- EXERCISE OBJECTIVE: Transcribe the material exactly. Images do not belong in the copy.

- DATA:
-- BEGIN --

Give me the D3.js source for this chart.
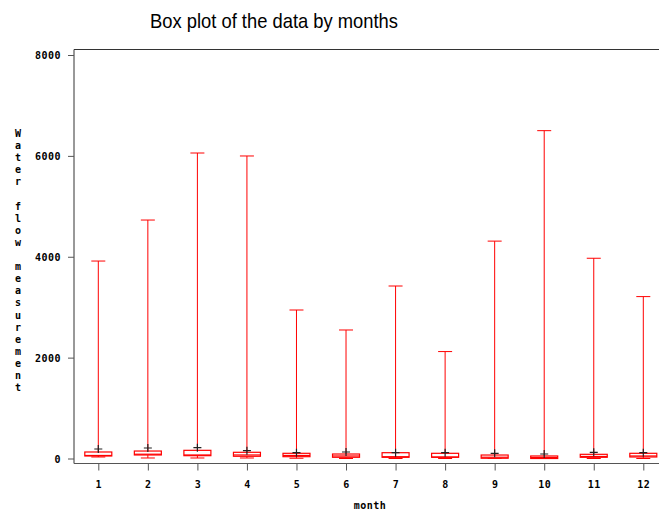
<!DOCTYPE html>
<html><head><meta charset="utf-8">
<script src="https://cdn.jsdelivr.net/npm/d3@7"></script>
<style>body{margin:0;background:#fff}svg{display:block}</style>
</head><body>
<svg id="c" width="659" height="515"></svg>
<script>
const months = ["1","2","3","4","5","6","7","8","9","10","11","12"];
const maxVals = [3915, 4728, 6057, 5998, 2944, 2548, 3420, 2120, 4310, 6500, 3970, 3210];
const q3Vals  = [129, 148, 162, 123, 103, 89, 115, 103, 69, 50, 83, 103];
const medVals = [60, 85, 70, 70, 60, 50, 35, 30, 25, 20, 40, 50];
const q1Vals  = [50, 70, 56, 44, 36, 24, 24, 24, 5, 0, 24, 30];
const minVals = [30, 10, 10, 10, 5, 0, 0, 0, 0, 0, 0, 0];
const meanVals = [188, 208, 215, 155, 115, 129, 115, 115, 103, 89, 123, 115];
const yTicks = [0, 2000, 4000, 6000, 8000];

const svg = d3.select("#c");
const x = d3.scalePoint().domain(months).range([98.3, 643.3]);
const y = d3.scaleLinear().domain([0, 8000]).range([458.5, 55]);
const data = months.map((m,i)=>({m, max:maxVals[i], q3:q3Vals[i], med:medVals[i], q1:q1Vals[i], min:minVals[i], mean:meanVals[i]}));

const axisColor = "#333";
const tickFont = "'DejaVu Sans Mono', monospace";

// title
svg.append("text").attr("x", 274).attr("y", 28).attr("text-anchor","middle")
  .attr("font-family","'Liberation Sans', Arial, sans-serif").attr("font-size", 21)
  .attr("textLength", 248).attr("lengthAdjust","spacingAndGlyphs")
  .text("Box plot of the data by months");

// frame lines
svg.append("line").attr("x1",74).attr("x2",74).attr("y1",49.5).attr("y2",463.5).attr("stroke",axisColor);
svg.append("line").attr("x1",74).attr("x2",659).attr("y1",49.5).attr("y2",49.5).attr("stroke",axisColor);

// y axis
const yAxis = d3.axisLeft(y).tickValues(yTicks).tickSize(6).tickPadding(7).tickFormat(d3.format("d"));
const gy = svg.append("g").attr("transform","translate(74,0)").call(yAxis);
gy.select(".domain").remove();
gy.selectAll(".tick line").attr("stroke","#555");
gy.selectAll(".tick text").attr("font-family",tickFont).attr("font-weight","bold")
  .attr("font-size",10).attr("letter-spacing","0.5px").attr("fill","#000").attr("dy","0.35em");

// x axis
const xAxis = d3.axisBottom(x).tickSize(7).tickPadding(10);
const gx = svg.append("g").attr("transform","translate(0,463.5)").call(xAxis);
gx.select(".domain").remove();
svg.append("line").attr("x1",74).attr("x2",659).attr("y1",463.5).attr("y2",463.5).attr("stroke","#555");
gx.selectAll(".tick line").attr("stroke","#555");
gx.selectAll(".tick text").attr("font-family",tickFont).attr("font-weight","bold")
  .attr("font-size",10).attr("letter-spacing","0.5px").attr("fill","#000");

// axis labels
svg.append("text").attr("x",370).attr("y",509).attr("text-anchor","middle")
  .attr("font-family",tickFont).attr("font-weight","bold").attr("font-size",10).attr("letter-spacing","0.5px")
  .text("month");
const ylab = "Water flow measurement".split("");
svg.append("g").selectAll("text").data(ylab).join("text")
  .attr("x",18).attr("y",(d,i)=>137 + i*12.1).attr("text-anchor","middle")
  .attr("font-family",tickFont).attr("font-weight","bold").attr("font-size",10)
  .text(d=>d);

// boxes
const red = "#ff0000";
const bw = 27, cw = 14;
const g = svg.append("g").selectAll("g").data(data).join("g");
g.append("line").attr("x1",d=>x(d.m)).attr("x2",d=>x(d.m)).attr("y1",d=>y(d.max)).attr("y2",d=>y(d.q3)).attr("stroke",red);
g.append("line").attr("x1",d=>x(d.m)-cw/2).attr("x2",d=>x(d.m)+cw/2).attr("y1",d=>y(d.max)).attr("y2",d=>y(d.max)).attr("stroke",red);
g.append("line").attr("x1",d=>x(d.m)).attr("x2",d=>x(d.m)).attr("y1",d=>y(d.q1)).attr("y2",d=>y(d.min)).attr("stroke",red);
g.append("line").attr("x1",d=>x(d.m)-cw/2).attr("x2",d=>x(d.m)+cw/2).attr("y1",d=>y(d.min)).attr("y2",d=>y(d.min)).attr("stroke",red);
g.append("rect").attr("x",d=>x(d.m)-bw/2).attr("width",bw).attr("y",d=>y(d.q3)).attr("height",d=>Math.max(1,y(d.q1)-y(d.q3)))
  .attr("fill","#fff").attr("stroke",red).attr("stroke-width",1.2);
g.append("line").attr("x1",d=>x(d.m)-bw/2).attr("x2",d=>x(d.m)+bw/2).attr("y1",d=>y(d.med)).attr("y2",d=>y(d.med)).attr("stroke",red).attr("stroke-width",1.2);
// mean markers
g.append("path").attr("d",d=>{const cx=x(d.m), cy=y(d.mean); return `M${cx-4},${cy}H${cx+4}M${cx},${cy-4}V${cy+4}`;})
  .attr("stroke","#222").attr("stroke-width",1.2).attr("fill","none");
</script>
</body></html>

-- END --

- SOLUTION FOR THIS EXERCISE:
Give me the D3.js source for this chart.
<!DOCTYPE html>
<html><head><meta charset="utf-8">
<script src="https://cdn.jsdelivr.net/npm/d3@7"></script>
<style>body{margin:0;background:#fff}svg{display:block}</style>
</head><body>
<svg id="c" width="659" height="515"></svg>
<script>
const months = ["1","2","3","4","5","6","7","8","9","10","11","12"];
const maxVals = [3915, 4728, 6057, 5998, 2944, 2548, 3420, 2120, 4310, 6500, 3970, 3210];
const q3Vals  = [129, 148, 162, 123, 103, 89, 115, 103, 69, 50, 83, 103];
const medVals = [60, 85, 70, 70, 60, 50, 35, 30, 25, 20, 40, 50];
const q1Vals  = [50, 70, 56, 44, 36, 24, 24, 24, 5, 0, 24, 30];
const minVals = [30, 10, 10, 10, 5, 0, 0, 0, 0, 0, 0, 0];
const meanVals = [188, 208, 215, 155, 115, 129, 115, 115, 103, 89, 123, 115];
const yTicks = [0, 2000, 4000, 6000, 8000];

const svg = d3.select("#c");
const x = d3.scalePoint().domain(months).range([98.3, 643.3]);
const y = d3.scaleLinear().domain([0, 8000]).range([458.5, 55]);
const data = months.map((m,i)=>({m, max:maxVals[i], q3:q3Vals[i], med:medVals[i], q1:q1Vals[i], min:minVals[i], mean:meanVals[i]}));

const axisColor = "#333";
const tickFont = "'DejaVu Sans Mono', monospace";

// title
svg.append("text").attr("x", 274).attr("y", 28).attr("text-anchor","middle")
  .attr("font-family","'Liberation Sans', Arial, sans-serif").attr("font-size", 21)
  .attr("textLength", 248).attr("lengthAdjust","spacingAndGlyphs")
  .text("Box plot of the data by months");

// frame lines
svg.append("line").attr("x1",74).attr("x2",74).attr("y1",49.5).attr("y2",463.5).attr("stroke",axisColor);
svg.append("line").attr("x1",74).attr("x2",659).attr("y1",49.5).attr("y2",49.5).attr("stroke",axisColor);

// y axis
const yAxis = d3.axisLeft(y).tickValues(yTicks).tickSize(6).tickPadding(7).tickFormat(d3.format("d"));
const gy = svg.append("g").attr("transform","translate(74,0)").call(yAxis);
gy.select(".domain").remove();
gy.selectAll(".tick line").attr("stroke","#555");
gy.selectAll(".tick text").attr("font-family",tickFont).attr("font-weight","bold")
  .attr("font-size",10).attr("letter-spacing","0.5px").attr("fill","#000").attr("dy","0.35em");

// x axis
const xAxis = d3.axisBottom(x).tickSize(7).tickPadding(10);
const gx = svg.append("g").attr("transform","translate(0,463.5)").call(xAxis);
gx.select(".domain").remove();
svg.append("line").attr("x1",74).attr("x2",659).attr("y1",463.5).attr("y2",463.5).attr("stroke","#555");
gx.selectAll(".tick line").attr("stroke","#555");
gx.selectAll(".tick text").attr("font-family",tickFont).attr("font-weight","bold")
  .attr("font-size",10).attr("letter-spacing","0.5px").attr("fill","#000");

// axis labels
svg.append("text").attr("x",370).attr("y",509).attr("text-anchor","middle")
  .attr("font-family",tickFont).attr("font-weight","bold").attr("font-size",10).attr("letter-spacing","0.5px")
  .text("month");
const ylab = "Water flow measurement".split("");
svg.append("g").selectAll("text").data(ylab).join("text")
  .attr("x",18).attr("y",(d,i)=>137 + i*12.1).attr("text-anchor","middle")
  .attr("font-family",tickFont).attr("font-weight","bold").attr("font-size",10)
  .text(d=>d);

// boxes
const red = "#ff0000";
const bw = 27, cw = 14;
const g = svg.append("g").selectAll("g").data(data).join("g");
g.append("line").attr("x1",d=>x(d.m)).attr("x2",d=>x(d.m)).attr("y1",d=>y(d.max)).attr("y2",d=>y(d.q3)).attr("stroke",red);
g.append("line").attr("x1",d=>x(d.m)-cw/2).attr("x2",d=>x(d.m)+cw/2).attr("y1",d=>y(d.max)).attr("y2",d=>y(d.max)).attr("stroke",red);
g.append("line").attr("x1",d=>x(d.m)).attr("x2",d=>x(d.m)).attr("y1",d=>y(d.q1)).attr("y2",d=>y(d.min)).attr("stroke",red);
g.append("line").attr("x1",d=>x(d.m)-cw/2).attr("x2",d=>x(d.m)+cw/2).attr("y1",d=>y(d.min)).attr("y2",d=>y(d.min)).attr("stroke",red);
g.append("rect").attr("x",d=>x(d.m)-bw/2).attr("width",bw).attr("y",d=>y(d.q3)).attr("height",d=>Math.max(1,y(d.q1)-y(d.q3)))
  .attr("fill","#fff").attr("stroke",red).attr("stroke-width",1.2);
g.append("line").attr("x1",d=>x(d.m)-bw/2).attr("x2",d=>x(d.m)+bw/2).attr("y1",d=>y(d.med)).attr("y2",d=>y(d.med)).attr("stroke",red).attr("stroke-width",1.2);
// mean markers
g.append("path").attr("d",d=>{const cx=x(d.m), cy=y(d.mean); return `M${cx-4},${cy}H${cx+4}M${cx},${cy-4}V${cy+4}`;})
  .attr("stroke","#222").attr("stroke-width",1.2).attr("fill","none");
</script>
</body></html>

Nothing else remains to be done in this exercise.